Your task:
Without the pictures, can you quote each line below exactly?
____________________
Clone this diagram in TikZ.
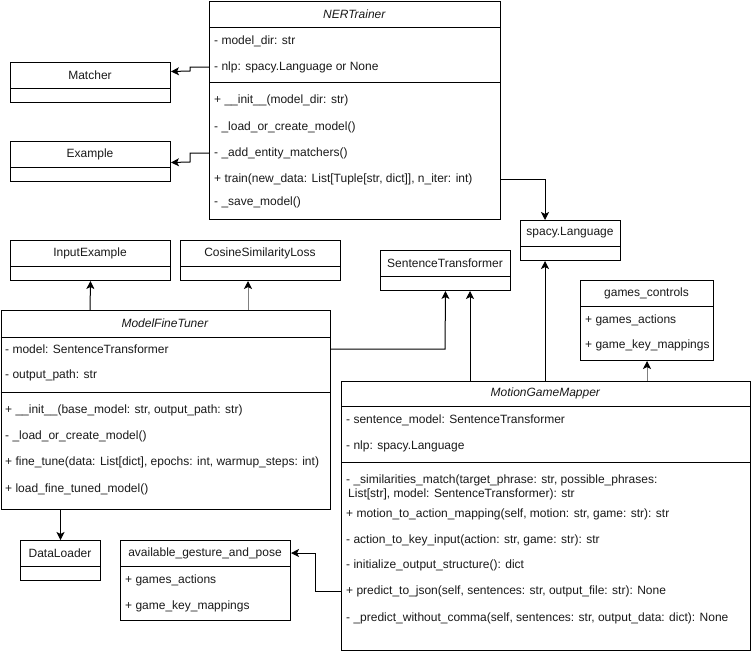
\documentclass[tikz,border=0pt]{standalone}
\usepackage{fontspec}
\setmainfont{Liberation Sans}
\usetikzlibrary{arrows.meta}
\tikzset{
    class-box/.style = {draw, line width=1pt, rectangle, anchor=north west, inner sep=0pt},
    class-title/.style = {inner sep=0pt, text=black!90},
    row-text/.style = {anchor=west, inner sep=0pt, text=black!90},
    uses/.style = {line width=1pt, -{Stealth[length=8pt,width=8pt,inset=2pt,color=black]}},
    uses-gray/.style = {uses, draw=black!50},
}

\begin{document}
\begin{tikzpicture}[x=1pt, y=-1pt, font=\fontsize{12}{13.3}\selectfont]
\useasboundingbox (0,0) rectangle (751,651);

% NERTrainer
\node[class-box, minimum width=291pt, minimum height=218.5pt] (ner) at (209,0.5) {};
\draw[line width=1pt] (209,27) -- (500,27) (209,82) -- (500,82);
\node[class-title] at (354.5,14) {\textit{NERTrainer}};
\node[row-text] (ner-dir) at (214,41) {- model\_dir: str};
\node[row-text] (ner-nlp) at (214,67) {- nlp: spacy.Language or None};
\node[row-text] (ner-init) at (214,100) {+ \_\_init\_\_(model\_dir: str)};
\node[row-text] (ner-load) at (214,127) {- \_load\_or\_create\_model()};
\node[row-text] (ner-add) at (214,153) {- \_add\_entity\_matchers()};
\node[row-text] (ner-train) at (214,179) {+ train(new\_data: List[Tuple[str, dict]], n\_iter: int)};
\node[row-text] (ner-save) at (214,202) {- \_save\_model()};

% Matcher, Example
\node[class-box, minimum width=160pt, minimum height=40pt] (matcher) at (10,62) {};
\draw[line width=1pt] (10,88) -- (170,88);
\node[class-title] at (90,75) {Matcher};
\node[class-box, minimum width=160pt, minimum height=40pt] (example) at (10,141) {};
\draw[line width=1pt] (10,167) -- (170,167);
\node[class-title] at (90,154) {Example};

% InputExample, CosineSimilarityLoss
\node[class-box, minimum width=160pt, minimum height=40pt] (inputex) at (10,240) {};
\draw[line width=1pt] (10,266) -- (170,266);
\node[class-title] at (90,253) {InputExample};
\node[class-box, minimum width=160pt, minimum height=40pt] (cosine) at (180,240) {};
\draw[line width=1pt] (180,266) -- (340,266);
\node[class-title] at (260,253) {CosineSimilarityLoss};

% SentenceTransformer, spacy.Language
\node[class-box, minimum width=130pt, minimum height=40pt] (sentr) at (380,250) {};
\draw[line width=1pt] (380,276) -- (510,276);
\node[class-title] at (445,263) {SentenceTransformer};
\node[class-box, minimum width=100pt, minimum height=40pt] (spacy) at (520,220) {};
\draw[line width=1pt] (520,246) -- (620,246);
\node[class-title] at (570,233) {spacy.Language};

% games_controls
\node[class-box, minimum width=133pt, minimum height=80pt] (games) at (580,280) {};
\draw[line width=1pt] (580,306) -- (713,306);
\node[class-title] at (646.5,293) {games\_controls};
\node[row-text] (games-act) at (585,320) {+ games\_actions};
\node[row-text] (games-keys) at (585,345) {+ game\_key\_mappings};

% ModelFineTuner
\node[class-box, minimum width=329.5pt, minimum height=199pt] (mft) at (0.5,310) {};
\draw[line width=1pt] (0.5,337) -- (330,337) (0.5,392) -- (330,392);
\node[class-title] at (165,323.5) {\textit{ModelFineTuner}};
\node[row-text] (mft-model) at (5,349) {- model: SentenceTransformer};
\node[row-text] (mft-path) at (5,375) {- output\_path: str};
\node[row-text] (mft-init) at (5,410) {+ \_\_init\_\_(base\_model: str, output\_path: str)};
\node[row-text] (mft-load) at (5,436) {- \_load\_or\_create\_model()};
\node[row-text] (mft-tune) at (5,462) {+ fine\_tune(data: List[dict], epochs: int, warmup\_steps: int)};
\node[row-text] (mft-loadft) at (5,489) {+ load\_fine\_tuned\_model()};

% DataLoader, available_gesture_and_pose
\node[class-box, minimum width=80pt, minimum height=40pt] (loader) at (20,540) {};
\draw[line width=1pt] (20,566) -- (100,566);
\node[class-title] at (60,553) {DataLoader};
\node[class-box, minimum width=170pt, minimum height=80pt] (avail) at (120,540) {};
\draw[line width=1pt] (120,566) -- (290,566);
\node[class-title] at (205,553) {available\_gesture\_and\_pose};
\node[row-text] (avail-act) at (125,580) {+ games\_actions};
\node[row-text] (avail-keys) at (125,606) {+ game\_key\_mappings};

% MotionGameMapper
\node[class-box, minimum width=409pt, minimum height=269.5pt] (mgm) at (341,380.5) {};
\draw[line width=1pt] (341,406) -- (750,406) (341,462) -- (750,462);
\node[class-title] at (545.5,393) {\textit{MotionGameMapper}};
\node[row-text] (mgm-model) at (346,420) {- sentence\_model: SentenceTransformer};
\node[row-text] (mgm-nlp) at (346,446) {- nlp: spacy.Language};
\node[row-text, align=left] (mgm-sim) at (346,487.5) {- \_similarities\_match(target\_phrase: str, possible\_phrases:\\\hspace*{2pt}List[str], model: SentenceTransformer): str};
\node[row-text] (mgm-motion) at (346,514) {+ motion\_to\_action\_mapping(self, motion: str, game: str): str};
\node[row-text] (mgm-key) at (346,540) {- action\_to\_key\_input(action: str, game: str): str};
\node[row-text] (mgm-initout) at (346,565) {- initialize\_output\_structure(): dict};
\node[row-text] (mgm-json) at (346,591) {+ predict\_to\_json(self, sentences: str, output\_file: str): None};
\node[row-text] (mgm-comma) at (346,618) {- \_predict\_without\_comma(self, sentences: str, output\_data: dict): None};

% connectors
\draw[uses] (ner.west |- ner-nlp) -- (190,67) -- (190,71) -- ([yshift=11pt]matcher.east);
\draw[uses] (ner.west |- ner-add) -- (190,153) -- (190,162) -- ([yshift=-1pt]example.east);
\draw[uses] (ner.east |- ner-train) -- (545,179) -- (spacy.north -| 545,0);
\draw[uses] (mft.north -| 90,0) -- (inputex.south);
\draw[uses-gray] (mft.north -| 248,0) -- (cosine.south -| 248,0);
\draw[uses] (mft.east |- mft-model) -- (445,349) -- (sentr.south);
\draw[uses] (mgm.north -| 470,0) -- (sentr.south -| 470,0);
\draw[uses] (mgm.north -| 545,0) -- (spacy.south -| 545,0);
\draw[uses-gray] (mgm.north -| 647,0) -- (games.south -| 647,0);
\draw[uses] (mft.south -| loader.north) -- (loader.north);
\draw[uses] (mgm.west |- mgm-json) -- (315,591) -- (315,553) -- (avail.east |- 0,553);
\end{tikzpicture}
\end{document}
____________________
Response to the exercise:
Clone this diagram in TikZ.
\documentclass[tikz,border=0pt]{standalone}
\usepackage{fontspec}
\setmainfont{Liberation Sans}
\usetikzlibrary{arrows.meta}
\tikzset{
    class-box/.style = {draw, line width=1pt, rectangle, anchor=north west, inner sep=0pt},
    class-title/.style = {inner sep=0pt, text=black!90},
    row-text/.style = {anchor=west, inner sep=0pt, text=black!90},
    uses/.style = {line width=1pt, -{Stealth[length=8pt,width=8pt,inset=2pt,color=black]}},
    uses-gray/.style = {uses, draw=black!50},
}

\begin{document}
\begin{tikzpicture}[x=1pt, y=-1pt, font=\fontsize{12}{13.3}\selectfont]
\useasboundingbox (0,0) rectangle (751,651);

% NERTrainer
\node[class-box, minimum width=291pt, minimum height=218.5pt] (ner) at (209,0.5) {};
\draw[line width=1pt] (209,27) -- (500,27) (209,82) -- (500,82);
\node[class-title] at (354.5,14) {\textit{NERTrainer}};
\node[row-text] (ner-dir) at (214,41) {- model\_dir: str};
\node[row-text] (ner-nlp) at (214,67) {- nlp: spacy.Language or None};
\node[row-text] (ner-init) at (214,100) {+ \_\_init\_\_(model\_dir: str)};
\node[row-text] (ner-load) at (214,127) {- \_load\_or\_create\_model()};
\node[row-text] (ner-add) at (214,153) {- \_add\_entity\_matchers()};
\node[row-text] (ner-train) at (214,179) {+ train(new\_data: List[Tuple[str, dict]], n\_iter: int)};
\node[row-text] (ner-save) at (214,202) {- \_save\_model()};

% Matcher, Example
\node[class-box, minimum width=160pt, minimum height=40pt] (matcher) at (10,62) {};
\draw[line width=1pt] (10,88) -- (170,88);
\node[class-title] at (90,75) {Matcher};
\node[class-box, minimum width=160pt, minimum height=40pt] (example) at (10,141) {};
\draw[line width=1pt] (10,167) -- (170,167);
\node[class-title] at (90,154) {Example};

% InputExample, CosineSimilarityLoss
\node[class-box, minimum width=160pt, minimum height=40pt] (inputex) at (10,240) {};
\draw[line width=1pt] (10,266) -- (170,266);
\node[class-title] at (90,253) {InputExample};
\node[class-box, minimum width=160pt, minimum height=40pt] (cosine) at (180,240) {};
\draw[line width=1pt] (180,266) -- (340,266);
\node[class-title] at (260,253) {CosineSimilarityLoss};

% SentenceTransformer, spacy.Language
\node[class-box, minimum width=130pt, minimum height=40pt] (sentr) at (380,250) {};
\draw[line width=1pt] (380,276) -- (510,276);
\node[class-title] at (445,263) {SentenceTransformer};
\node[class-box, minimum width=100pt, minimum height=40pt] (spacy) at (520,220) {};
\draw[line width=1pt] (520,246) -- (620,246);
\node[class-title] at (570,233) {spacy.Language};

% games_controls
\node[class-box, minimum width=133pt, minimum height=80pt] (games) at (580,280) {};
\draw[line width=1pt] (580,306) -- (713,306);
\node[class-title] at (646.5,293) {games\_controls};
\node[row-text] (games-act) at (585,320) {+ games\_actions};
\node[row-text] (games-keys) at (585,345) {+ game\_key\_mappings};

% ModelFineTuner
\node[class-box, minimum width=329.5pt, minimum height=199pt] (mft) at (0.5,310) {};
\draw[line width=1pt] (0.5,337) -- (330,337) (0.5,392) -- (330,392);
\node[class-title] at (165,323.5) {\textit{ModelFineTuner}};
\node[row-text] (mft-model) at (5,349) {- model: SentenceTransformer};
\node[row-text] (mft-path) at (5,375) {- output\_path: str};
\node[row-text] (mft-init) at (5,410) {+ \_\_init\_\_(base\_model: str, output\_path: str)};
\node[row-text] (mft-load) at (5,436) {- \_load\_or\_create\_model()};
\node[row-text] (mft-tune) at (5,462) {+ fine\_tune(data: List[dict], epochs: int, warmup\_steps: int)};
\node[row-text] (mft-loadft) at (5,489) {+ load\_fine\_tuned\_model()};

% DataLoader, available_gesture_and_pose
\node[class-box, minimum width=80pt, minimum height=40pt] (loader) at (20,540) {};
\draw[line width=1pt] (20,566) -- (100,566);
\node[class-title] at (60,553) {DataLoader};
\node[class-box, minimum width=170pt, minimum height=80pt] (avail) at (120,540) {};
\draw[line width=1pt] (120,566) -- (290,566);
\node[class-title] at (205,553) {available\_gesture\_and\_pose};
\node[row-text] (avail-act) at (125,580) {+ games\_actions};
\node[row-text] (avail-keys) at (125,606) {+ game\_key\_mappings};

% MotionGameMapper
\node[class-box, minimum width=409pt, minimum height=269.5pt] (mgm) at (341,380.5) {};
\draw[line width=1pt] (341,406) -- (750,406) (341,462) -- (750,462);
\node[class-title] at (545.5,393) {\textit{MotionGameMapper}};
\node[row-text] (mgm-model) at (346,420) {- sentence\_model: SentenceTransformer};
\node[row-text] (mgm-nlp) at (346,446) {- nlp: spacy.Language};
\node[row-text, align=left] (mgm-sim) at (346,487.5) {- \_similarities\_match(target\_phrase: str, possible\_phrases:\\\hspace*{2pt}List[str], model: SentenceTransformer): str};
\node[row-text] (mgm-motion) at (346,514) {+ motion\_to\_action\_mapping(self, motion: str, game: str): str};
\node[row-text] (mgm-key) at (346,540) {- action\_to\_key\_input(action: str, game: str): str};
\node[row-text] (mgm-initout) at (346,565) {- initialize\_output\_structure(): dict};
\node[row-text] (mgm-json) at (346,591) {+ predict\_to\_json(self, sentences: str, output\_file: str): None};
\node[row-text] (mgm-comma) at (346,618) {- \_predict\_without\_comma(self, sentences: str, output\_data: dict): None};

% connectors
\draw[uses] (ner.west |- ner-nlp) -- (190,67) -- (190,71) -- ([yshift=11pt]matcher.east);
\draw[uses] (ner.west |- ner-add) -- (190,153) -- (190,162) -- ([yshift=-1pt]example.east);
\draw[uses] (ner.east |- ner-train) -- (545,179) -- (spacy.north -| 545,0);
\draw[uses] (mft.north -| 90,0) -- (inputex.south);
\draw[uses-gray] (mft.north -| 248,0) -- (cosine.south -| 248,0);
\draw[uses] (mft.east |- mft-model) -- (445,349) -- (sentr.south);
\draw[uses] (mgm.north -| 470,0) -- (sentr.south -| 470,0);
\draw[uses] (mgm.north -| 545,0) -- (spacy.south -| 545,0);
\draw[uses-gray] (mgm.north -| 647,0) -- (games.south -| 647,0);
\draw[uses] (mft.south -| loader.north) -- (loader.north);
\draw[uses] (mgm.west |- mgm-json) -- (315,591) -- (315,553) -- (avail.east |- 0,553);
\end{tikzpicture}
\end{document}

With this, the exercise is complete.